We need to take our focus away from the world, removing worldly desires from our hearts. We wear ourselves out with anxiety over our worldly needs.
“Detachment is the mark of a perfect soul, whereas it is characteristic of an imperfect soul to be worn down with anxiety about material things.” St. Nilus of Sinai
We need to accept God’s will, rather than battling to impose our own. Being dead to worldly attachments allows us to submit freely to God’s will, providing peace.
“Above all else you should strive to acquire three things, and so begin to attain what you seek. The first is freedom from anxiety with respect to everything whether reasonable or senseless – in other words, you should be dead to everything.” St. Symeon the New Theologian
When our worldly passions recede, our love for Christ is able to flourish. We can now approach Christ selflessly and without pride.
“No one can enter crowned into the heavenly bride chamber without first making three renunciations. He has to turn away from worldly concerns …; he must cut selfishness away; and thirdly, he must rebuff the vanity that follows obedience.” St. John Climacus
Detachment from worldly desires and pleasures allow us to prioritize God properly.
“Someone withdrawing from the world for the sake of the Lord is no longer attached to possessions, that he should not appear to be deceived by the passions.” St. John Climacus
Depending on God completely shows true humility. God reveals to us areas where we have leant on our own knowledge, working independently from God, which inevitably leads to turmoil. We must hand over all to Him, not only isolated areas of our lives. Greater dependence on God redirects our focus away from seeking satisfaction through the details of life and instead from Him.
“Therefore humble yourselves under the mighty hand of God, that He may exalt you in due time, casting all your care upon Him, for He cares for you.” (1 Peter 5:6-7)
St. Paul, while composing the epistle to the Philippians in prison, was able to reject anxiety during his imprisonment through trust in God, and the vast love that He has for us.
“Be anxious for nothing, but in everything by prayer and supplication, with thanksgiving, let your requests be made known to God; and the peace of God, which surpasses all understanding, will guard your hearts and minds through Christ Jesus.” (Philippians 4:6-7)
When we trust God with all our soul we free ourselves.
“You will keep him in perfect peace, whose mind is stayed on You, because he trusts in You.” (Isaiah 26:3)
Christ is the Light revealed to us that surrounds us and is reflected from us. Christ is our comfort, and we derive our strength from Him. As Christ makes us stronger, we cannot be weakened.
"The Lord is my light and my salvation; whom shall I fear? The Lord is the strength of my life; of whom shall I be afraid?" (Psalm 27:1)
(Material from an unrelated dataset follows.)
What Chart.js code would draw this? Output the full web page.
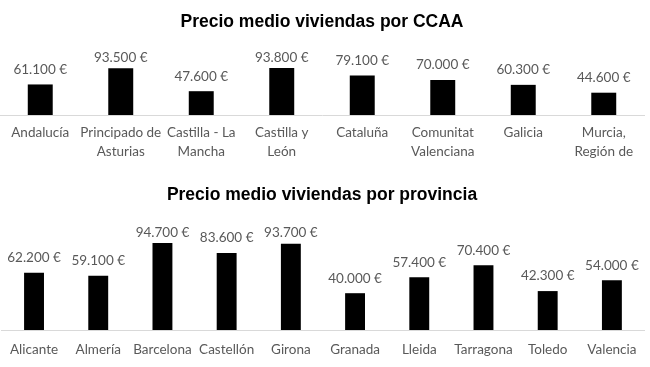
<!DOCTYPE html>
<html>
<head>
<meta charset="utf-8">
<script src="https://cdn.jsdelivr.net/npm/chart.js@4"></script>
<style>
  body { margin: 0; background: #fff; }
  .box { position: absolute; left: 0; width: 650px; }
  #top { top: 0; height: 170px; }
  #bottom { top: 170px; height: 197px; }
</style>
</head>
<body>
<div class="box" id="top"><canvas id="chartCCAA"></canvas></div>
<div class="box" id="bottom"><canvas id="chartProv"></canvas></div>
<script>
const ccaaLabels = [
  "Andalucía",
  ["Principado de", "Asturias"],
  ["Castilla - La", "Mancha"],
  ["Castilla y", "León"],
  "Cataluña",
  ["Comunitat", "Valenciana"],
  "Galicia",
  ["Murcia,", "Región de"]
];
const ccaaValues = [61100, 93500, 47600, 93800, 79100, 70000, 60300, 44600];

const provLabels = ["Alicante", "Almería", "Barcelona", "Castellón", "Girona",
  "Granada", "Lleida", "Tarragona", "Toledo", "Valencia"];
const provValues = [62200, 59100, 94700, 83600, 93700, 40000, 57400, 70400, 42300, 54000];

const grey = "#595959";

function fmtEuro(v) {
  return String(v).replace(/\B(?=(\d{3})+(?!\d))/g, ".") + " €";
}

// data labels above bars, kept inside the chart like Excel does
const barLabels = {
  id: "barLabels",
  afterDatasetsDraw(chart, args, opts) {
    const ctx = chart.ctx;
    const meta = chart.getDatasetMeta(0);
    ctx.save();
    ctx.font = "13.5px Lato";
    ctx.fillStyle = grey;
    ctx.textAlign = "center";
    ctx.textBaseline = "middle";
    meta.data.forEach((bar, i) => {
      let y = bar.y - 15;
      const minY = chart.chartArea.top - opts.over;
      if (y < minY) y = minY;
      ctx.fillText(fmtEuro(chart.data.datasets[0].data[i]), bar.x, y);
    });
    ctx.restore();
  }
};

function makeChart(id, labels, values, cfg) {
  return new Chart(document.getElementById(id), {
    type: "bar",
    data: {
      labels: labels,
      datasets: [{
        data: values,
        backgroundColor: "#000",
        barPercentage: 0.62,
        categoryPercentage: 0.5
      }]
    },
    options: {
      responsive: true,
      maintainAspectRatio: false,
      animation: false,
      layout: { padding: { left: 0, right: 6, top: 0, bottom: 0 } },
      plugins: {
        legend: { display: false },
        tooltip: { enabled: false },
        title: {
          display: true,
          text: cfg.title,
          color: "#000",
          font: { family: "Liberation Sans", size: 17.5, weight: "bold", lineHeight: 1.2 },
          padding: cfg.titlePad
        },
        barLabels: { over: cfg.over }
      },
      scales: {
        x: {
          grid: { display: false, drawTicks: false },
          border: { display: true, color: "#d9d9d9", width: 1 },
          ticks: {
            color: grey,
            font: { family: "Lato", size: 13.5, lineHeight: 1.4 },
            padding: cfg.tickPad,
            maxRotation: 0,
            autoSkip: false
          },
          afterFit: (axis) => { axis.height = cfg.axisH; }
        },
        y: {
          display: false,
          min: 0,
          max: 100000
        }
      }
    },
    plugins: [barLabels]
  });
}

makeChart("chartCCAA", ccaaLabels, ccaaValues, {
  title: "Precio medio viviendas por CCAA",
  titlePad: { top: 12, bottom: 32 },
  tickPad: 8,
  axisH: 55,
  over: 7
});

makeChart("chartProv", provLabels, provValues, {
  title: "Precio medio viviendas por provincia",
  titlePad: { top: 15, bottom: 32 },
  tickPad: 10,
  axisH: 37,
  over: 5
});
</script>
</body>
</html>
We often feel we are waiting on God, when really we are waiting for the outcome we want. We are focused on our worldly desire, and not on Christ. God may delay us until we relish in Him rather than what he can provide. To find peace, we need to reconsider our expectations and wait on God.
"I would have lost heart, unless I had believed that I would see the goodness of the Lord in the land of the living. Wait on the Lord; be of good courage, and He shall strengthen your heart; wait, I say, on the Lord!" (Psalm 27:13-14)
Our thoughts must dwell on God's love, for divine love is complete. Whenever we feel a situation appears to threaten, damage or challenge us, it's time to quietly let go and let God.